The strength of this film is not in its story – which is thin in places – but in its characters. Ariel is angry and resentful (more so than most teenagers), but not without reason. The circumstances of her mother’s death, and the way that her father has allowed her to become accustomed to being the only woman in his life for so long, contribute to the ways in which she lashes out with physical violence, and with inappropriate sexual advances (at one point she talks Sam, who is a doctor, into performing a breast examination on her; at another, she crudely attempts to seduce her tutor in Sam’s bed). Julie, too, has a reason for her anger, though she channels it better, if not necessarily more constructively, than Ariel does. She also intends, at some point, to stop whereas Ariel seems intent on being angry forever. Julie informs Mary that she’ll stop boxing as soon as she loses. “You and your rules,” Mary replies, shaking her head. As for Mary and Sam, they’re both essentially good, nice people who find themselves overpowered by the stronger personalities possessed by Julie and Ariel. The trajectory of their relationship is believable, given the circumstances of the film. Also believable is the way that Ariel and Julie resolve their differences. Ariel makes a proposition which Julie declines – not because she doesn’t want to accept, but because she’s come to recognize the unhealthy patterns in her own life. The only thing left for them to do is fight it out in what proves to be an incredibly brutal scene.

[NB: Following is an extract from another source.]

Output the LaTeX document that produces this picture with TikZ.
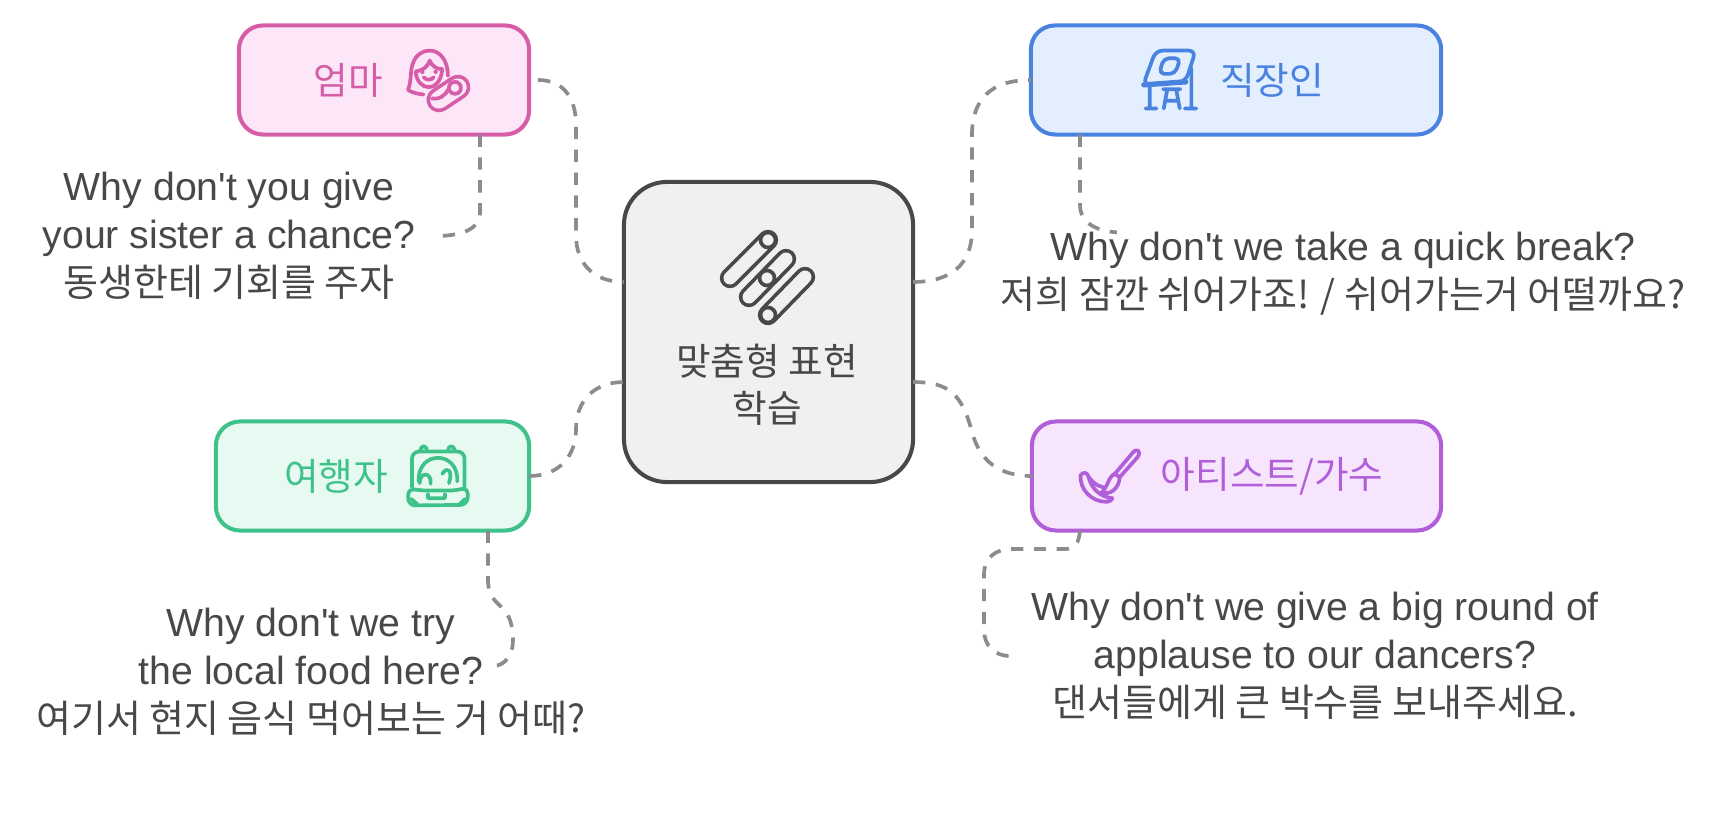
\documentclass[tikz,border=0pt]{standalone}
\usepackage{fontspec}
\newfontfamily\en{Liberation Sans}
\newfontfamily\kr{Noto Sans CJK KR}
\newcommand{\krline}{\fontsize{10.8}{13.66}\selectfont\kr}
\usetikzlibrary{arrows.meta,positioning,calc}
\definecolor{ink}{HTML}{484848}
\definecolor{wire}{HTML}{8C8C8C}
\definecolor{hubfill}{HTML}{F0F0F0}
\definecolor{momline}{HTML}{D65DA8}
\definecolor{momfill}{HTML}{FDE6F7}
\definecolor{workline}{HTML}{4A82E0}
\definecolor{workfill}{HTML}{E3EFFF}
\definecolor{tripline}{HTML}{3FC28A}
\definecolor{tripfill}{HTML}{E6FAF1}
\definecolor{artline}{HTML}{B05FD8}
\definecolor{artfill}{HTML}{F7E4FD}

\begin{document}
\begin{tikzpicture}[
  x=0.01cm, y=-0.01cm,
  card/.style={draw, line width=1.15pt, rounded corners=0.24cm, minimum width=2.9cm,
               minimum height=1.09cm, outer sep=0pt, inner sep=0pt},
  hub/.style={draw=ink, fill=hubfill, line width=1.15pt, rounded corners=0.43cm,
              minimum width=2.89cm, minimum height=3cm, outer sep=0pt, inner sep=0pt},
  lbl/.style={font=\fontsize{10.7}{13.4}\selectfont\kr, inner sep=0pt, outer sep=0pt},
  txt/.style={font=\fontsize{11.15}{13.66}\selectfont\en, text=ink, align=center, inner sep=0pt, outer sep=0pt},
  wirepath/.style={draw=wire, line width=1.05pt, dash pattern=on 3.5pt off 3pt},
  icon/.style={line width=1.05pt, line cap=round, line join=round},
  capsule/.style={line width=1.05pt, double distance=3.7pt, line cap=round},
]
\useasboundingbox (0,0) rectangle (1728,816);

% --- Boxes ---
\node[hub] (center) at (768.5,332) {};
\node[card, draw=momline, fill=momfill, minimum width=2.9cm] (mom) at (384,80) {};
\node[card, draw=workline, fill=workfill, minimum width=4.1cm] (worker) at (1236,80) {};
\node[card, draw=tripline, fill=tripfill, minimum width=3.13cm] (traveler) at (372.5,476) {};
\node[card, draw=artline, fill=artfill, minimum width=4.09cm] (artist) at (1236.5,476) {};

% --- Box labels ---
\node[lbl, text=momline] (momlbl) at (348,80) {엄마};
\node[lbl, text=workline] (workerlbl) at (1272,80) {직장인};
\node[lbl, text=tripline] (travelerlbl) at (336,476) {여행자};
\node[lbl, text=artline] (artistlbl) at (1272,476) {아티스트/가수};
\node[lbl, text=ink, align=center] (centerlbl) at (767,385) {맞춤형 표현\\학습};

% --- Phrases ---
\node[txt] (momtxt) at (229,236) {Why don't you give\\your sister a chance?\\{\krline 동생한테 기회를 주자}};
\node[txt] (workertxt) at (1343,274) {Why don't we take a quick break?\\{\krline 저희 잠깐 쉬어가죠! / 쉬어가는거 어떨까요?}};
\node[txt] (travelertxt) at (311,672) {Why don't we try\\the local food here?\\{\krline 여기서 현지 음식 먹어보는 거 어때?}};
\node[txt] (artisttxt) at (1315,656) {Why don't we give a big round of\\applause to our dancers?\\{\krline 댄서들에게 큰 박수를 보내주세요.}};

% --- Connectors to the centre ---
\draw[wirepath] ([xshift=.09cm]mom.east) .. controls +(27,0) and (576,100) .. (576,125)
  -- (576,235) .. controls (576,265) and (595,282) .. ([yshift=.5cm]center.west);
\draw[wirepath] ([yshift=.5cm]center.east) .. controls +(37,0) and (972,265) .. (972,230)
  -- (972,135) .. controls (972,100) and (990,80) .. (worker.west);
\draw[wirepath] (traveler.east) .. controls +(31,0) and (576,455) .. (576,429)
  .. controls (576,400) and (595,382) .. ([yshift=-.5cm]center.west);
\draw[wirepath] ([yshift=-.5cm]center.east) .. controls +(37,0) and (962,395) .. (972,432)
  .. controls (980,462) and (1000,476) .. (artist.west);

% --- Connectors to the phrases ---
\draw[wirepath] ([xshift=.96cm]mom.south) -- (480,212) .. controls (480,228) and (465,235) .. ([xshift=.24cm]momtxt.east);
\draw[wirepath] ([xshift=-1.56cm]worker.south) -- (1080,205) .. controls (1080,222) and (1095,231) .. ([xshift=-2.26cm]workertxt.north);
\draw[wirepath] ([xshift=1.155cm]traveler.south) -- (488,580) .. controls (488,610) and (513,600) .. (513,640)
  .. controls (513,655) and (505,666) .. ([xshift=-.93cm,yshift=.06cm]travelertxt.east);
\draw[wirepath] ([xshift=-1.565cm]artist.south) .. controls (1079,543) and (1075,549) .. (1065,549)
  -- (1012,549) .. controls (995,549) and (984,558) .. (984,575) -- (984,630)
  .. controls (984,645) and (994,656) .. ([xshift=-.21cm]artisttxt.west);

% --- Icon: centre ---
\draw[capsule, draw=ink, double=hubfill] (768,240) -- (730,278);
\draw[capsule, draw=ink, double=hubfill] (786,259) -- (749,297);
\draw[capsule, draw=ink, double=hubfill] (805,277) -- (768,315);
\draw[icon, draw=ink, fill=hubfill] (768,240) circle (7.5);
\draw[icon, draw=ink, fill=hubfill] (767,278) circle (7.5);
\draw[icon, draw=ink, fill=hubfill] (768,315) circle (7.5);

% --- Icon: mother ---
\begin{scope}[shift={(200,0)}, x=0.00333cm, y=-0.00333cm]
  \draw[icon, draw=momline] (672,284) .. controls (650,282) and (635,277) .. (625,270)
    .. controls (637,240) and (630,215) .. (640,190) .. controls (650,160) and (675,152) .. (690,152)
    .. controls (720,152) and (745,180) .. (745,228);
  \draw[icon, draw=momline] (648,215) .. controls (670,212) and (685,200) .. (690,182)
    .. controls (698,200) and (712,208) .. (728,208);
  \draw[icon, draw=momline] (648,215) .. controls (650,245) and (668,262) .. (688,262)
    .. controls (705,262) and (725,245) .. (728,208);
  \fill[momline] (668,216) circle (6.5) (708,216) circle (6.5);
  \draw[icon, draw=momline] (672,232) .. controls (680,242) and (695,242) .. (702,232);
  \draw[capsule, draw=momline, double=momfill, double distance=5pt] (718,300) -- (775,262);
  \draw[icon, draw=momline] (766,264) circle (18);
  \draw[icon, draw=momline] (697,296) .. controls (715,300) and (735,290) .. (745,270);
\end{scope}

% --- Icon: drafting table ---
\begin{scope}[shift={(1000,0)}, x=0.00333cm, y=-0.00333cm]
  \draw[icon, draw=workline, rounded corners=2pt] (468,152) -- (588,152) -- (558,245) -- (430,255) -- cycle;
  \draw[icon, draw=workline, line width=1.5pt] (432,255) -- (558,246);
  \draw[icon, draw=workline, rounded corners=1.5pt] (492,175) -- (542,175) -- (526,222) -- (478,222) -- cycle;
  \draw[icon, draw=workline] (450,255) -- (450,325) (437,326) -- (470,326)
    (575,205) -- (575,325) (555,326) -- (590,326)
    (490,268) -- (542,268) (502,272) -- (492,326) (530,272) -- (540,326) (497,303) -- (535,303);
\end{scope}

% --- Icon: suitcase ---
\begin{scope}[shift={(200,400)}, x=0.00333cm, y=-0.00333cm]
  \draw[icon, draw=tripline, rounded corners=2pt] (637,262) -- (637,155) -- (795,155) -- (795,262);
  \draw[icon, draw=tripline] (662,152) .. controls (662,135) and (682,135) .. (682,152)
    (745,152) .. controls (745,135) and (765,135) .. (765,152);
  \draw[icon, draw=tripline] (657,245) .. controls (652,150) and (778,150) .. (773,245)
    (660,250) .. controls (660,215) and (697,215) .. (693,252)
    (728,222) .. controls (745,195) and (760,215) .. (748,250);
  \draw[icon, draw=tripline, rounded corners=2pt] (625,265) -- (660,272) -- (772,272) -- (805,262)
    -- (804,315) -- (626,317) -- cycle;
  \draw[icon, draw=tripline] (685,282) -- (685,295) -- (736,295) -- (736,282)
    (635,297) -- (655,315) (778,315) -- (797,297);
\end{scope}

% --- Icon: brush ---
\begin{scope}[shift={(960,400)}, x=0.00333cm, y=-0.00333cm]
  \draw[icon, draw=artline] (522,155) .. controls (532,145) and (545,155) .. (535,170)
    -- (480,232) -- (465,222) -- cycle;
  \draw[icon, draw=artline] (465,222) .. controls (445,230) and (445,262) .. (425,278)
    .. controls (452,287) and (478,265) .. (480,232);
  \draw[icon, draw=artline] (430,262) .. controls (410,258) and (395,245) .. (385,228)
    .. controls (382,218) and (370,215) .. (362,226)
    .. controls (360,270) and (395,306) .. (440,306) .. controls (450,305) and (458,300) .. (458,295)
    .. controls (425,292) and (395,270) .. (385,228);
\end{scope}
\end{tikzpicture}
\end{document}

The film is interesting in the way that it balances power amongst its characters. Julie and Ariel are the most active and dominant characters, while the primary male characters, Sam and Irwin, the bartender where Julie boxes, are passive characters who take on caretaking roles with their families. Sam, certainly, is not a fighter. In a confrontation with Julie, he threatens to find his bat rather than imply that he’d be a match for her in hand-to-hand combat. This is a film that is continually subverting traditional gender roles.
It is also a film that uses nudity and sexuality to challenge the audience. One of the hurdles that must be overcome in watching this film is the knowledge that Guy Bennett and Sonja Bennett aren’t a director and an actress who coincidentally share the same last name. This is a drama about a girl who has sexually confused feelings about her father, in which the lead actress is being directed by her father. Knowing that will make you uncomfortable, but even when you don’t (as I didn’t before seeing the film), the film will still make you uncomfortable. Initially I thought that this was because there was a lot of nudity in the film. However, upon reflection I’ve realized that it isn’t the quantity of it, but the in-your-face quality of it. There is a certain degree of brutality in the way Ariel disrobes for her attempted seduction, and (obviously) in the boxing scenes. Women aren’t “supposed” to behave like this and to see it at all, let alone in a film written and directed by a man, is somewhat shocking. This isn’t a film that’s concerned with being “sexy” or that exploits the female body by teasing and titillating. This is a film that deals with its nudity in a very matter of fact way, almost daring you to find something about it that could be taken as a turn on.
This isn’t an easy film – it challenges the viewer, and the viewer’s expectations, in many ways – but it is a good, albeit flawed, one. It’s the sort of film that stays with you after you’ve seen it, which is exactly how you should judge it: not immediately, but after taking a few days to consider it.